● **Material for the task**

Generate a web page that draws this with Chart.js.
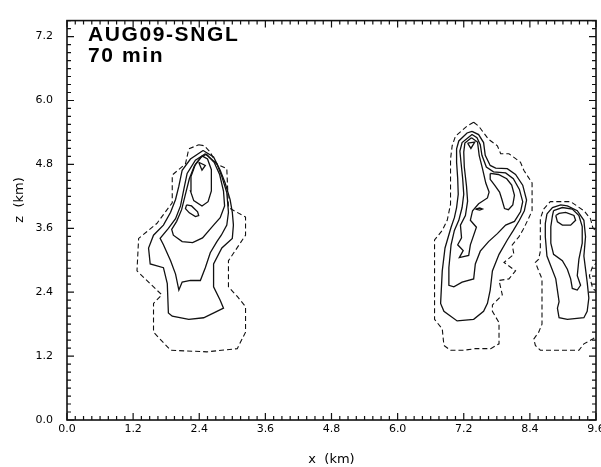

==

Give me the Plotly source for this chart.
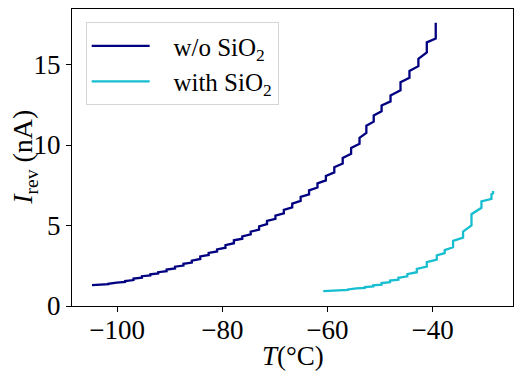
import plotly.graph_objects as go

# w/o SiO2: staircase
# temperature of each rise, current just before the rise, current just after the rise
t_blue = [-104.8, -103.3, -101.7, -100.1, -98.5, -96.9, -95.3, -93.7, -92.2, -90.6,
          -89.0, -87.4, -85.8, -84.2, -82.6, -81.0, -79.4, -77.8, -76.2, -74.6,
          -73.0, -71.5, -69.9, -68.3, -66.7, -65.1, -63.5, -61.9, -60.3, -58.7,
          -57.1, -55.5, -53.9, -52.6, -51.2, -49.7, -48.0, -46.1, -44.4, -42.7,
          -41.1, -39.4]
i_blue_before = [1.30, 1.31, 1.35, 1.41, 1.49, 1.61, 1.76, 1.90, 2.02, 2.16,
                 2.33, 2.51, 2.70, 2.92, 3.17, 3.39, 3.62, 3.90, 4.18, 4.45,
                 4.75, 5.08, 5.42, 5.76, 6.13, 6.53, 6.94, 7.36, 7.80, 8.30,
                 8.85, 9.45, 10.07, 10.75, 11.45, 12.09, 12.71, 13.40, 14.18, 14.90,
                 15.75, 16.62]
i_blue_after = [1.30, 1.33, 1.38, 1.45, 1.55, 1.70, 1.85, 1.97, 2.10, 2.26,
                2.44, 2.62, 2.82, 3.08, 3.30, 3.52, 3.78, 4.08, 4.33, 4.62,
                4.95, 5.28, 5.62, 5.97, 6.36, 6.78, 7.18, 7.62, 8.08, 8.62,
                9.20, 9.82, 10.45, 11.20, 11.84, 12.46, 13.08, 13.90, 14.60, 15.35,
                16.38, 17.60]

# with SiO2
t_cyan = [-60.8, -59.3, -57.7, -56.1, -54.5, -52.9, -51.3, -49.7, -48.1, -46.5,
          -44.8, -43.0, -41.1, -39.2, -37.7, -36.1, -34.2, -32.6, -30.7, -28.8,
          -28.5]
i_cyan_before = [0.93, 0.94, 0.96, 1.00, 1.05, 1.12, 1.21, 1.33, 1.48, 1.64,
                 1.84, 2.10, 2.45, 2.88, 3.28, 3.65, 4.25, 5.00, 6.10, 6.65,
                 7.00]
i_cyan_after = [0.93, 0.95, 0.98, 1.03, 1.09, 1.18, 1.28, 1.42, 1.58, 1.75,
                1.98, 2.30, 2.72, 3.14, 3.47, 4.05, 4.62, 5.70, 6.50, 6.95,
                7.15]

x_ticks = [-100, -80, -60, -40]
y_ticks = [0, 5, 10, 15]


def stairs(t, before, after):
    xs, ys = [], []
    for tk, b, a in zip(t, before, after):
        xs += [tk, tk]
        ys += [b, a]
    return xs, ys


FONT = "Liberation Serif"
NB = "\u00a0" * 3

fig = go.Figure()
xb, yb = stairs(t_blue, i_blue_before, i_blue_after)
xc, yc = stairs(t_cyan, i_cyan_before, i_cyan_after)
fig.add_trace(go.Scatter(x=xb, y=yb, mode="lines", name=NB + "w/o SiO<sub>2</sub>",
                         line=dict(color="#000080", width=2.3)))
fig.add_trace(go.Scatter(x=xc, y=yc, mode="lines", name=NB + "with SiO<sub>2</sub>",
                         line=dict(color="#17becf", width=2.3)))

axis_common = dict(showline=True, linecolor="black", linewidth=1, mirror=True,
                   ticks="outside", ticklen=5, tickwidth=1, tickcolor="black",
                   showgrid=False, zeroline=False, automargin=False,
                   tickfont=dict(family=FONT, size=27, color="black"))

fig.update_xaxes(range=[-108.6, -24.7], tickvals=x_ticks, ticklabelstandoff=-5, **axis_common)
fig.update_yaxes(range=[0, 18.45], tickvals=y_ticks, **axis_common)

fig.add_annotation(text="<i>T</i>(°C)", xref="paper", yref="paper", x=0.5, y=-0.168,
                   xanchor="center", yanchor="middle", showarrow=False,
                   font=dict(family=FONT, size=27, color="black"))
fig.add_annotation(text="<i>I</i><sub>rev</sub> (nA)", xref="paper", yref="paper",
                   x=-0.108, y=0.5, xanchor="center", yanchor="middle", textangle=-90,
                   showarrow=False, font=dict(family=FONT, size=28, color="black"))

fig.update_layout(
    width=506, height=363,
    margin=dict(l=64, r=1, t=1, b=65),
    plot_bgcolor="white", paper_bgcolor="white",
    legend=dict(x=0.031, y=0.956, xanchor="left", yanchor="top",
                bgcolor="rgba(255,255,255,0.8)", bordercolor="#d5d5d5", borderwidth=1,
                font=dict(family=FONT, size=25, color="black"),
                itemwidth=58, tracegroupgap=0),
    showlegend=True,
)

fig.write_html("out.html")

● **Required work**
Transcribe the lines between the one holding "Give me the Plotly source for this chart." and the one holding "import plotly.graph_objects as go", inclusive, and leave out any pictures.

● **Written response**
Give me the Plotly source for this chart.
import plotly.graph_objects as go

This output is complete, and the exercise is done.